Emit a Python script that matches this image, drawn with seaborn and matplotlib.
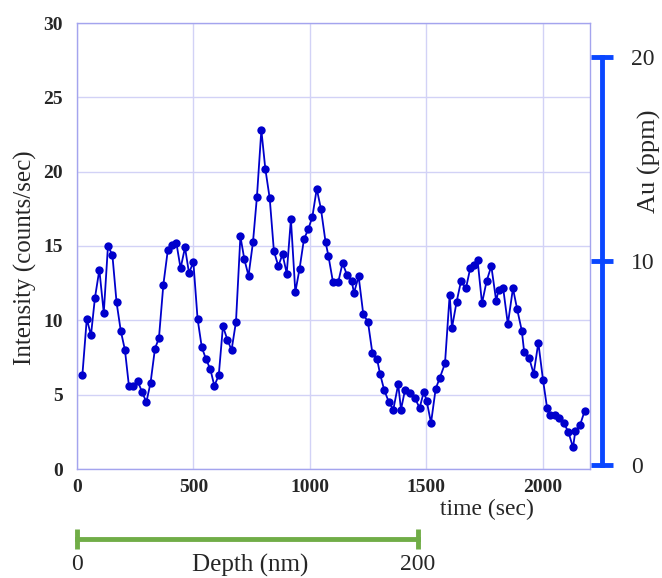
"""Depth profile: intensity vs. sputter time, with Au (ppm) and depth scale bars."""

import matplotlib

matplotlib.use("Agg")
import seaborn as sns
from matplotlib import pyplot as plt

# sputter time (sec) and measured intensity (counts/sec)
time_sec = [23, 42, 60, 77, 96, 115, 133, 152, 170, 188,
            206, 223, 242, 261, 279, 298, 316, 335, 352, 371,
            390, 408, 427, 445, 464, 481, 500, 518, 536, 554,
            573, 590, 609, 627, 646, 664, 683, 702, 719, 737,
            756, 773, 792, 809, 828, 846, 865, 883, 901, 919,
            938, 956, 975, 994, 1011, 1030, 1048, 1068, 1080, 1100,
            1122, 1141, 1160, 1180, 1190, 1210, 1230, 1250, 1269, 1289,
            1302, 1320, 1340, 1359, 1380, 1392, 1409, 1430, 1451, 1472,
            1490, 1502, 1521, 1541, 1558, 1581, 1601, 1611, 1631, 1650,
            1671, 1690, 1705, 1721, 1740, 1760, 1780, 1801, 1811, 1831,
            1851, 1873, 1891, 1911, 1921, 1942, 1962, 1982, 2002, 2020,
            2032, 2052, 2072, 2091, 2111, 2131, 2141, 2161, 2181]
intensity = [6.3, 10.1, 9.0, 11.5, 13.4, 10.5, 15.0, 14.4, 11.2, 9.3,
             8.0, 5.6, 5.55, 5.9, 5.2, 4.5, 5.8, 8.1, 8.8, 12.4,
             14.7, 15.1, 15.2, 13.5, 14.9, 13.2, 13.9, 10.1, 8.2, 7.4,
             6.7, 5.6, 6.3, 9.6, 8.7, 8.0, 9.9, 15.65, 14.1, 13.0,
             15.25, 18.3, 22.8, 20.2, 18.2, 14.65, 13.65, 14.45, 13.15, 16.8,
             11.9, 13.45, 15.45, 16.15, 16.95, 18.85, 17.5, 15.25, 14.35, 12.55,
             12.55, 13.85, 13.05, 12.65, 11.85, 12.95, 10.4, 9.9, 7.8, 7.4,
             6.4, 5.3, 4.5, 4.0, 5.7, 4.0, 5.3, 5.1, 4.8, 4.1,
             5.2, 4.6, 3.1, 5.4, 6.1, 7.1, 11.7, 9.5, 11.25, 12.65,
             12.15, 13.55, 13.7, 14.05, 11.15, 12.65, 13.65, 11.3, 12.05, 12.15,
             9.75, 12.15, 10.75, 9.3, 7.9, 7.5, 6.4, 8.5, 6.0, 4.07,
             3.6, 3.6, 3.4, 3.1, 2.5, 1.45, 2.55, 2.95, 3.9]

intensity_ticks = [0, 5, 10, 15, 20, 25, 30]
time_ticks = [0, 500, 1000, 1500, 2000]
au_ticks = [0, 10, 20]
depth_ticks = [0, 200]

LINE_BLUE = "#0000cc"
AXIS_BLUE = "#0a47ff"
GREEN = "#70ad47"
GRID = "#d2d2f6"
FRAME = "#a4a4ee"

sns.set_style("white")
plt.rcParams["font.family"] = ["Liberation Serif", "DejaVu Serif"]

fig = plt.figure(figsize=(6.62, 5.78), dpi=100)
ax = fig.add_axes([77 / 662, 1 - 469 / 578, 513 / 662, 446 / 578])

sns.lineplot(x=time_sec, y=intensity, ax=ax, color=LINE_BLUE, linewidth=1.3,
             marker="o", markersize=6, markeredgewidth=0, sort=False, estimator=None)

ax.set_xlim(0, 2204)
ax.set_ylim(0, 30)
ax.set_xticks(time_ticks)
ax.set_yticks(intensity_ticks)
ax.grid(True, color=GRID, linewidth=1.0)
for side in ax.spines.values():
    side.set_color(FRAME)
    side.set_linewidth(1.0)
ax.tick_params(axis="y", length=0, labelsize=14, pad=10)
ax.tick_params(axis="x", length=0, labelsize=14, pad=7)
for lbl in ax.get_xticklabels() + ax.get_yticklabels():
    lbl.set_fontweight("bold")

ax.set_xlabel("time (sec)", fontsize=17)
ax.xaxis.set_label_coords(0.80, -0.066)
ax.set_ylabel("Intensity (counts/sec)", fontsize=18)
ax.yaxis.set_label_coords(-0.078, 0.473)

# Au (ppm) scale bar on the right
ax2 = ax.twinx()
ax2.set_ylim(-0.196, 21.667)
ax2.set_yticks(au_ticks)
for name in ("top", "bottom", "left"):
    ax2.spines[name].set_visible(False)
rs = ax2.spines["right"]
rs.set_position(("outward", 8.6))
rs.set_bounds(0, 20)
rs.set_color(AXIS_BLUE)
rs.set_linewidth(3.5)
ax2.tick_params(axis="y", right=True, direction="inout", length=16, width=3.5,
                color=AXIS_BLUE, labelsize=17, pad=13)
ax2.set_ylabel("Au (ppm)", fontsize=19)
ax2.yaxis.set_label_coords(1.094, 0.69)

# depth scale bar below
dax = fig.add_axes([77 / 662, 1 - 539 / 578, 341 / 662, 0.0001])
dax.patch.set_visible(False)
for name in ("top", "left", "right"):
    dax.spines[name].set_visible(False)
dax.spines["bottom"].set_color(GREEN)
dax.spines["bottom"].set_linewidth(3.5)
dax.set_xlim(0, 200)
dax.set_xticks(depth_ticks)
dax.set_yticks([])
dax.tick_params(axis="x", bottom=True, direction="inout", length=14, width=3.5,
                color=GREEN, labelsize=17, pad=4)
fig.text(250 / 662, 1 - 554 / 578, "Depth (nm)", ha="center", va="top", fontsize=18)

fig.savefig("out.png", dpi=100)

## TO DO
Extract all lines containing the word "with".

## COMPLETE OUTPUT
Emit a Python script that matches this image, drawn with seaborn and matplotlib.
"""Depth profile: intensity vs. sputter time, with Au (ppm) and depth scale bars."""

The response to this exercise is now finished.